Of course, there will also be bus rides and flights if the Islanders conspire to lose three straight to Philadelphia, but those roads will lead to home. Players have been away from their homes and their families for more than five weeks, they are itching to get back, but that can wait for, oh, nine more victories.

“All of us here miss our families, our kids, our wives at home, our support systems at home, our moms and dads,” said Lee, whose wife, Grace, gave birth to the couple’s first child, a girl named Ruby, in March. “Everyone has been so strong for us, taking care of all the little things, day-to-day.

Anders Lee and the Islanders are one win away from the Eastern Conference Final.
Anders Lee and the Islanders are one win away from the Eastern Conference Final.NHLI via Getty Images

“They give us the opportunity to be here in the bubble, chasing our dreams down and kind of managing everything from the kids to the house to all those things. Our support system has been phenomenal. I know as a group that we can’t thank them enough for that.

“We’re doing our best here to make our time away from our families worth it.”

It is impossible to measure the impact of the bubble on the outcomes of games or the tournament. Of the 17 series that have been completed, including the eight qualifying-round matchups, only four teams won a game while facing elimination, and none more than one. Only one series has gone the distance. That was the best-of-five qualifier in which Columbus took out Toronto. Perhaps the strain became more than the trailing teams could bear, just like it became too much for Johnny Ringo when Doc Holliday showed up at that crossing.

“There is more of a mental strain in the bubble than normal,” Barry Trotz said. “It’s not normal. It’s not normal. It’s the reality of 2020 and I think we’ve accepted that. So I think we’re OK with it. We just focus on one game. Every round, we’ve just focused on the next game.”

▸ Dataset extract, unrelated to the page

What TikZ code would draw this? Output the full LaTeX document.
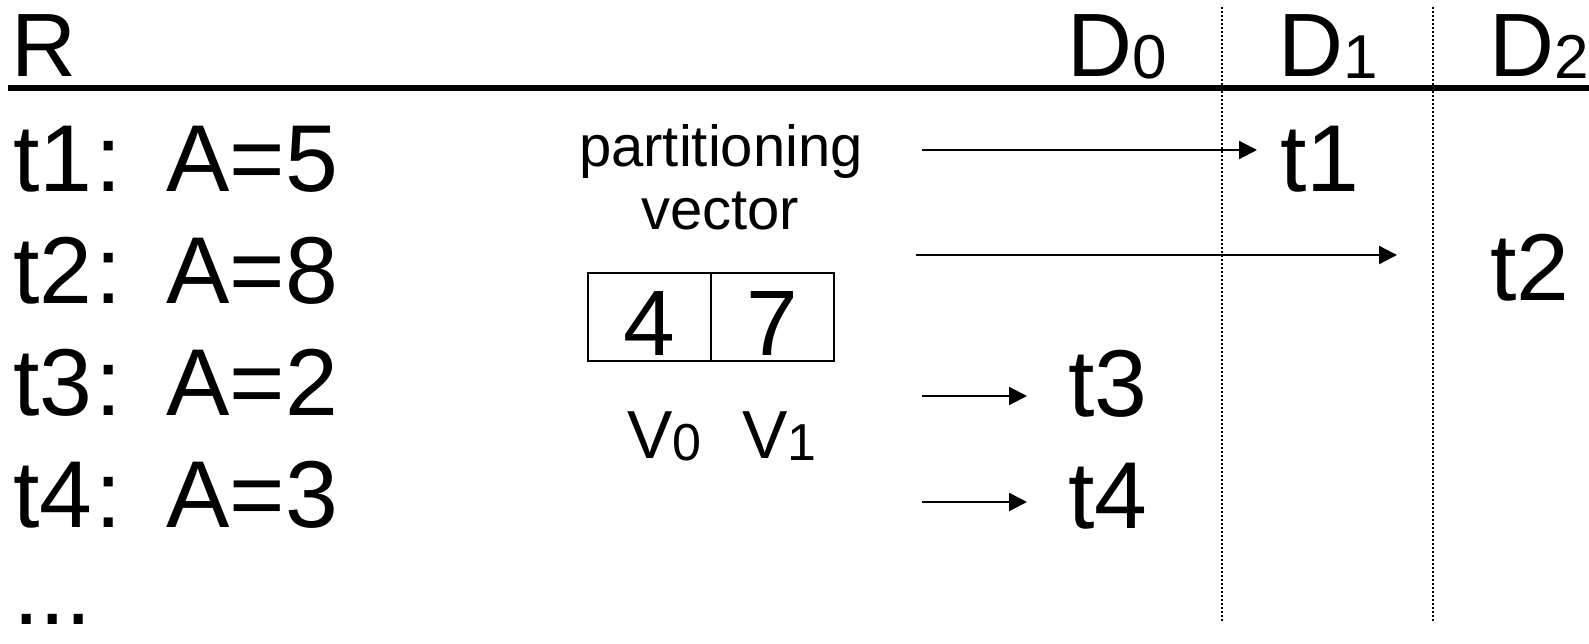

Ah, the games. Those, Trotz indicated, most certainly have been impacted by the atmosphere, or lack thereof, in which the matches have been played.

“It’s very quiet. Very quiet,” the coach said. “Home-ice advantage is just the last change right now. It’s not … some rinks are a little more intimidating, ours [at the Coliseum] being one of them.

“The momentum, you can carry it a little longer. Your momentum and all that has to come from your bench. And it’s a lot quieter. You watch it on TV and it sounds like it’s loud but it’s much quieter in the rink, actually.

“The NHL has done an excellent job and for TV, it’s outstanding,” Trotz said. “But in the rink, you think about it, there are probably 80 or 90 people in an arena that has close to 20,000 capacity, so even walking down the hallways you don’t see anybody and you feel you’re in an empty building a lot just because of the enormous size of the venue.

“So all your motivation and all your focus comes from one thing, and that’s the group that’s in that room.”